I feel like an alien in this world as I am in a constant state of confusion.
Everything puzzles me.
I feel lost and very lonely most of the time and before you think, you should know this is not a poem.
This is a post of statements of how I currently feel.
There are days when I feel like I have stepped into a groundhog day, I am sure I have done this day before? There are days when I wake up and I am sure that it is Friday, but it isn’t it is actually only Wednesday.
I have an understanding of how the world should be, but I am not an oppressive, I love the individuality of everyone I meet, but it can be hard when I think that what I do is right and proper and I have people gawp at me as though I am some kind of purple spotted beast who just farted in their faces!
Yet all I did was, what I thought was any common decent thing to do – please may you pass the salt? Maybe the people I generally spend time with are not used to manners like that? I don’t know, but they make me feel like I am a strange and complicated thing.
I dare to be polite to serving staff at cafes and do small talk with them, how dare I… the staff don’t react badly to it, but other customers and those who are with me at my table seem to think there is something odd about that. “Do you know them”? They ask almost accusingly – “No”, I reply. Most strange isn’t it? Apparently so!
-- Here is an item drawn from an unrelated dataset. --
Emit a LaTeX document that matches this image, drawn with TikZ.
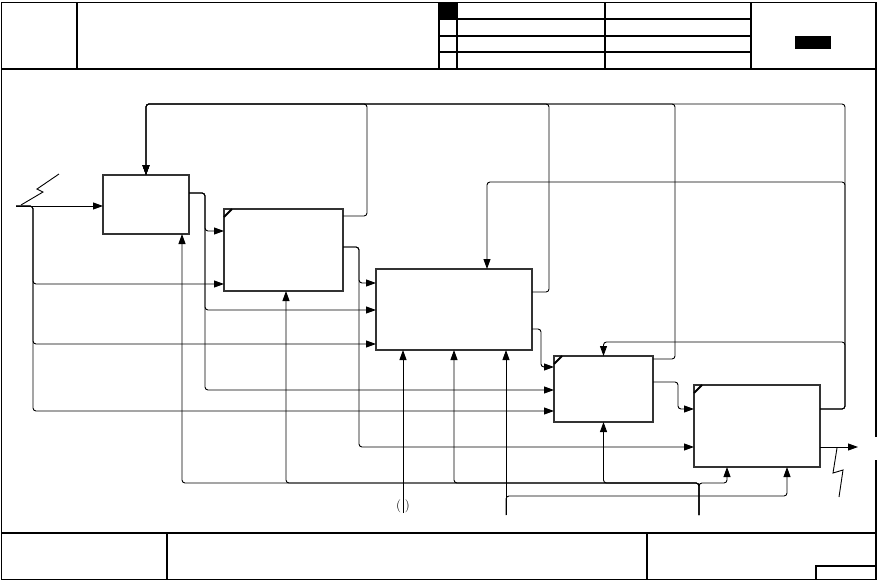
\documentclass[tikz,border=0pt]{standalone}
\usepackage{amsmath}
\usetikzlibrary{calc}
\usetikzlibrary{arrows.meta}

\begin{document}
\begin{tikzpicture}[x=1pt,y=-1pt]
\tikzstyle{func}=[draw=black!80,line width=2.5pt,inner sep=0pt,outer sep=0pt]
\tikzstyle{icom}=[line width=0.9pt,rounded corners=3pt,-{Triangle[length=10pt,width=7pt]}]
\tikzstyle{squig}=[line width=0.9pt]
\tikzstyle{frame}=[line width=1.4pt]
\useasboundingbox (0,0) rectangle (878,581);
\draw[frame] (876,437) -- (876,2.5) -- (1.5,2.5) -- (1.5,579.5) -- (876,579.5) -- (876,460);
\draw[frame] (1.5,69) -- (876,69);
\foreach \x in {77,439,457,605,751} \draw[frame] (\x,2.5) -- (\x,69);
\foreach \y in {19,36,52} \draw[frame] (439,\y) -- (751,\y);
\fill (439,2.5) rectangle (457,19);
\fill (795,36) rectangle (831,49);
\draw[frame] (1.5,533) -- (876,533);
\foreach \x in {167,647} \draw[frame] (\x,533) -- (\x,579.5);
\draw[frame] (816,579.5) -- (816,566) -- (876,566);
\node[func,minimum width=86pt,minimum height=59pt] (A1) at (146,204.5){};
\node[func,minimum width=119pt,minimum height=82pt] (A2) at (283.5,250){};
\node[func,minimum width=156pt,minimum height=81pt] (A3) at (454,309.5){};
\node[func,minimum width=99pt,minimum height=66pt] (A4) at (603.5,389){};
\node[func,minimum width=126pt,minimum height=82pt] (A5) at (757,426){};
\foreach \b in {A2,A4,A5} \draw[line width=1.8pt] ($(\b.north west)+(0,8)$) -- ($(\b.north west)+(8,0)$);
\coordinate (in) at (16,206);
\coordinate (fb) at (146,104);
\coordinate (out) at (858,447);
\coordinate (m1) at (699,515);
\coordinate (m2) at (506,515);
\coordinate (m3) at (403,513);
\draw[icom] (in) -- (in -| A1.west);
\draw[icom] (in) -- ++(17,0) |- ($(A2.south west)+(0,-7)$);
\draw[icom] (in) -- ++(17,0) |- ($(A3.south west)+(0,-6)$);
\draw[icom] (in) -- ++(17,0) |- ($(A4.south west)+(0,-11)$);
\draw[squig] (21,205) -- (43,192) -- (37,189) -- (59,174);
\draw[icom] ($(A1.north east)+(0,18)$) -- ++(16,0) |- ($(A2.north west)+(0,22)$);
\draw[icom] ($(A1.north east)+(0,18)$) -- ++(16,0) |- ($(A3.north west)+(0,41)$);
\draw[icom] ($(A1.north east)+(0,18)$) -- ++(16,0) |- ($(A4.north west)+(0,34)$);
\draw[icom] ($(A2.north east)+(0,7)$) -- ++(24,0) |- (fb) -- (A1.north);
\draw[icom] ($(A2.north east)+(0,38)$) -- ++(16,0) |- ($(A3.north west)+(0,14)$);
\draw[icom] ($(A2.north east)+(0,38)$) -- ++(16,0) |- ($(A5.north west)+(0,62)$);
\draw[icom] ($(A3.north east)+(0,23)$) -- ++(17,0) |- (fb) -- (A1.north);
\draw[icom] ($(A3.north east)+(0,60)$) -- ++(9,0) |- ($(A4.north west)+(0,11)$);
\draw[icom] ($(A4.north east)+(0,3)$) -- ++(22,0) |- (fb) -- (A1.north);
\draw[icom] ($(A4.north east)+(0,26)$) -- ++(25,0) |- ($(A5.north west)+(0,24)$);
\draw[icom] ($(A5.north east)+(0,24)$) -- ++(25,0) |- (fb) -- (A1.north);
\draw[icom] ($(A5.north east)+(0,24)$) -- ++(25,0) -- ++(0,-227) -| ($(A3.north west)+(111,0)$);
\draw[icom] ($(A5.north east)+(0,24)$) -- ++(25,0) -- ++(0,-67) -| (A4.north);
\draw[icom] ($(A5.north east)+(0,62)$) -- (out);
\draw[squig] (837,448) -- (833,473) -- (843,470) -- (839,497);
\draw[icom] (m1) -- ++(0,-32) -| ($(A1.south east)+(-7,0)$);
\draw[icom] (m1) -- ++(0,-32) -| ($(A2.south west)+(62,0)$);
\draw[icom] (m1) -- ++(0,-32) -| (A3.south);
\draw[icom] (m1) -- ++(0,-32) -| (A4.south);
\draw[icom] (m1) -- ++(0,-32) -| ($(A5.south west)+(33,0)$);
\draw[icom] (m2) -- ($(A3.south east)+(-26,0)$);
\draw[icom] (m2) -- ++(0,-19) -| ($(A5.south west)+(93,0)$);
\draw[icom] (m3) -- ($(A3.south west)+(27,0)$);
\node[font=\fontsize{13}{15}\selectfont] (tun) at (403,506) {(\hspace{4pt})};
\end{tikzpicture}
\end{document}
I have had some friends who are on the same wavelength as me and they appreciate this personality in me and they have suggested what they call another cropping of my contacts! I shouldn’t feel alienated by being polite or simply just conversational and friendly – but people like me seem to be a minority and it is getting worse as years go on.
The people at your local supermarket and those who serve you green tea at the café and the teacher at your child’s school are people, they are not machines, you can be nice to them you know? It would make the world a better place to do so, would change the way humanity progresses… try it!
Be nice, you never know, you might enjoy the outcome!